Allí, donde los ojos humanos solo ven una custodia dorada, los santos vieron un corazón palpitando.

Santa Micaela del Santísimo Sacramento decía que la Eucaristía era su “delirio”, y vio, en visión, cómo del copón salían rayos que iluminaban la tierra y sanaban corazones.

San Manuel González, el “Obispo de los Sagrarios abandonados”, escuchaba en su interior la voz silenciosa de Jesús que le pedía: “Quédate conmigo. Estoy solo”.

El beato Carlo Acutis, con tan solo quince años, afirmaba: “La Eucaristía es mi autopista al cielo”.

Dorothy Day, tras cada comunión, encontraba la fuerza para salir a abrazar al pobre, al despreciado, al olvidado. Su fe eucarística era tan política como profética.

Y el humilde campesino que hablaba con el Cura de Ars lo resumía todo con una frase que sigue viva: “Yo lo miro… y Él me mira.”

No se trata de poesía: es experiencia mística pura. Es la certeza de que en esa Hostia, en esa custodia, está el Dios vivo, personal, que ama, que habla, que sana.

Y que cuando uno se queda a solas con Él, en silencio, el alma se endereza, las heridas se aquietan, el miedo se disuelve, y algo —o todo— cambia.


Cuando la Iglesia llora, se vuelve madre

El drama no es que las iglesias estén vacías. Es que Cristo está presente y a veces nadie lo visita. El drama no es que el mundo no crea, sino que nosotros dejamos de arrodillarnos primero.
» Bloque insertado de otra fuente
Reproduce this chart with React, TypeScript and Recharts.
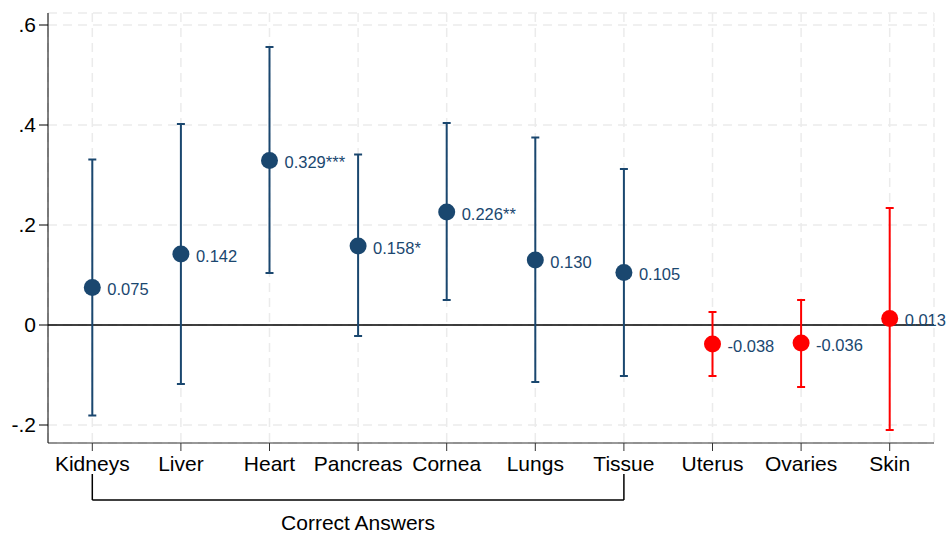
import React from "react";
import {
  ComposedChart,
  Scatter,
  ErrorBar,
  XAxis,
  YAxis,
  CartesianGrid,
  ReferenceLine,
} from "recharts";

const categories = ["Kidneys", "Liver", "Heart", "Pancreas", "Cornea", "Lungs", "Tissue", "Uterus", "Ovaries", "Skin"];
const estimates = [0.075, 0.142, 0.329, 0.158, 0.226, 0.13, 0.105, -0.038, -0.036, 0.013];
const lower = [-0.181, -0.118, 0.104, -0.022, 0.05, -0.114, -0.102, -0.102, -0.124, -0.21];
const upper = [0.331, 0.402, 0.556, 0.341, 0.404, 0.375, 0.312, 0.026, 0.05, 0.234];
const valueLabels = ["0.075", "0.142", "0.329***", "0.158*", "0.226**", "0.130", "0.105", "-0.038", "-0.036", "0.013"];
const isCorrect = [true, true, true, true, true, true, true, false, false, false];
const yTicks = [-0.2, 0, 0.2, 0.4, 0.6];
const yTickLabels = ["-.2", "0", ".2", ".4", ".6"];
const groupLabel = "Correct Answers";

const NAVY = "#1a476f";
const RED = "#ff0000";
const FONT = "'Liberation Sans', Arial, Helvetica, sans-serif";

const rows = categories.map((name, i) => ({
  x: i + 1,
  name,
  y: estimates[i],
  err: [estimates[i] - lower[i], upper[i] - estimates[i]],
  label: valueLabels[i],
}));
const correctRows = rows.filter((_, i) => isCorrect[i]);
const otherRows = rows.filter((_, i) => !isCorrect[i]);
const firstCorrect = correctRows[0].x;
const lastCorrect = correctRows[correctRows.length - 1].x;

// point plus its value label to the right
const makeDot = (color: string) => (props: any) => {
  const { cx, cy, payload } = props;
  return (
    <g>
      <circle cx={cx} cy={cy} r={8.5} fill={color} />
      <text x={cx + 15} y={cy + 2} dy="0.35em" fill={NAVY} fontSize={16.5} fontFamily={FONT}>
        {payload.label}
      </text>
    </g>
  );
};

export default function App() {
  return (
    <div style={{ position: "absolute", left: 0, top: 0, background: "#fff", fontFamily: FONT }}>
      <ComposedChart width={948} height={536} margin={{ top: 13, right: 14, bottom: 63, left: 8 }}>
        <CartesianGrid stroke="#ebebeb" strokeDasharray="9 6" strokeWidth={1.5} />
        <XAxis
          type="number"
          dataKey="x"
          domain={[0.5, 10.5]}
          ticks={categories.map((_, i) => i + 1)}
          tickFormatter={(v: number) => categories[v - 1]}
          interval={0}
          stroke="#333"
          tickSize={8}
          tickMargin={5}
          height={30}
          tick={{ fill: "#000", fontSize: 21, fontFamily: FONT }}
        />
        <YAxis
          type="number"
          dataKey="y"
          domain={[-0.236, 0.624]}
          ticks={yTicks}
          tickFormatter={(v: number) => yTickLabels[yTicks.indexOf(v)]}
          width={40}
          stroke="#000"
          tickSize={9}
          tickMargin={3}
          tick={{ fill: "#000", fontSize: 21, fontFamily: FONT }}
        />
        <ReferenceLine y={0} stroke="#000" strokeWidth={1.3} />
        <Scatter data={correctRows} fill={NAVY} shape={makeDot(NAVY)} isAnimationActive={false}>
          <ErrorBar dataKey="err" direction="y" width={4} stroke={NAVY} strokeWidth={2} />
        </Scatter>
        <Scatter data={otherRows} fill={RED} shape={makeDot(RED)} isAnimationActive={false}>
          <ErrorBar dataKey="err" direction="y" width={4} stroke={RED} strokeWidth={2} />
        </Scatter>
        <ReferenceLine
          segment={[{ x: firstCorrect, y: -0.298 }, { x: firstCorrect, y: -0.35 }]}
          stroke="#000"
          strokeWidth={1.5}
          ifOverflow="visible"
        />
        <ReferenceLine
          segment={[{ x: lastCorrect, y: -0.298 }, { x: lastCorrect, y: -0.35 }]}
          stroke="#000"
          strokeWidth={1.5}
          ifOverflow="visible"
        />
        <ReferenceLine
          segment={[{ x: firstCorrect, y: -0.35 }, { x: lastCorrect, y: -0.35 }]}
          stroke="#000"
          strokeWidth={1.5}
          ifOverflow="visible"
          label={{ value: groupLabel, position: "bottom", offset: 15, fill: "#000", fontSize: 21, fontFamily: FONT }}
        />
      </ComposedChart>
    </div>
  );
}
La adoración eucarística no es un lujo para piadosos, es una necesidad pastoral urgente. Donde se expone al Santísimo, hay sanación. Donde se abre el templo, se evita un suicidio. Donde hay una vela encendida, alguien no se rinde.

Queridos pastores, abran las capillas. Queridos fieles, vuelvan al silencio. Queridos buscadores, no están solos.

La Iglesia será profética cuando deje de ser espectáculo y vuelva a ser Sagrario.

Y si el llanto regresa, que nos encuentre a todos de rodillas. Porque las lágrimas, ante Cristo vivo, se convierten en gracia.

Epílogo testimonial: una plegaria al borde del Sagrario

Yo también he llorado en silencio frente a ese Dios oculto. Yo también llegué sin palabras, con los ojos secos y el alma desbordada. Y Él estaba ahí. Sin reproches, sin apuros, sin exigencias. Solo estaba. Esperando. Amando.

He visto cómo la Eucaristía resucita lo que parecía muerto. Cómo sana lo que la psicología no alcanza. Cómo consuela con una sola mirada lo que mil discursos no logran. He aprendido que cuando no se puede más, el Sagrario es la frontera entre rendirse y volver a empezar.

Esta nota la empecé a escribir sentado en el escritorio y la termino de rodillas. Porque creo. Porque sé. Porque lo viví. Y porque sé que no estoy solo.

A quienes leen esto y cargan un dolor profundo, no les ofrezco una solución mágica.

Les ofrezco una dirección: el templo más cercano, la lámpara roja encendida, la Hostia blanca que late. Allí está Él. Y te espera.


Oración final: Delante del Sagrario

Señor Jesús, Dios escondido en el pan, Tú que ves las lágrimas que nadie ve, acoge también las mías.

No vengo a pedir respuestas, sino a quedarme en tu silencio. No vengo a entenderlo todo, sino a saber que estás.

Cuando no haya fuerzas, que encuentre en tu mirada mi descanso. Cuando sienta que todo se quiebra, que tu presencia me reconstruya.

Haz de mí un adorador fiel, un corazón en vela, un alma abierta a tu amor que no exige, solo espera.

Y cuando me vaya, que algo de Ti quede en mí. Para que al mundo no lo afronte con miedo, sino con tu paz. Amén.